Une dystopie post-libérale hallucinante
Le monde construit par Orwell est une mécanique de précision impressionnante : chaque aspect de ce monde inventé est cohérent et cela apparaît comme un tour de force inouï. Il crée de toutes pièces - même si, historiquement, il s’inspire des totalitarismes de son époque - une société où est né le pouvoir ultime et absolu : celui qui n’a plus la moindre visée connue que celle de se reproduire lui-même : un monde vertigineux, cauchemardesque où se débat Winston à la poursuite de souvenirs… hanté par un monde qui a existé mais dont il a perdu la trace.
Une fois n’est pas coutume l’amour, lui-même normé, théorisé et contrôlé, vient faire exploser l’unité si bien pensée par Big Brother : Winston désire Julia, leur amour leur donnera la force de s’aventurer au-delà des exigences de l’Etat tout puissant.

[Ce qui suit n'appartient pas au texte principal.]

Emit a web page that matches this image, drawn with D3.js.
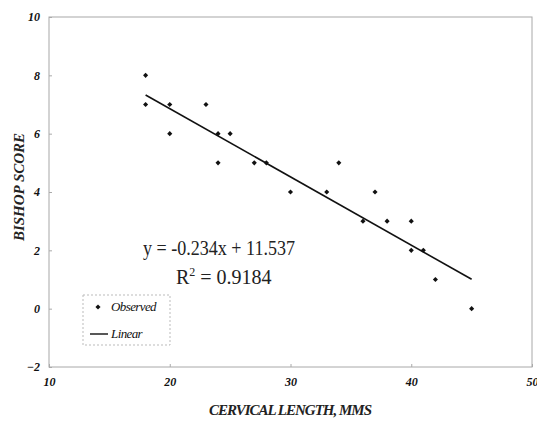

1984 demeure une lecture brûlante et incroyablement stimulante car en vérité il est une réflexion politique intemporelle sur le pouvoir, sur l’individu, la folie de l’anéantissement de toute sensibilité au profit d’une rationalisation absolue de l’existence. C’est aussi un roman qui tient en haleine, fait trembler le lecteur et vibrer à l’unisson de deux coeurs en résistance.
Reste une question épineuse : dans quelle traduction le lire. Personnellement je viens de le faire dans la version de 1950 qui était dans ma bibliothèque, confinement oblige. A vrai dire on sent parfois quelques pesanteurs dans cette version mais la nouvelle qui retraduit les concepts clef du roman ne fait pas que des adeptes… Enfin, en cette période, prenez ce qui vous tombe sous la main, vous goûterez, quelque soit la traduction, la force de ce puissant roman.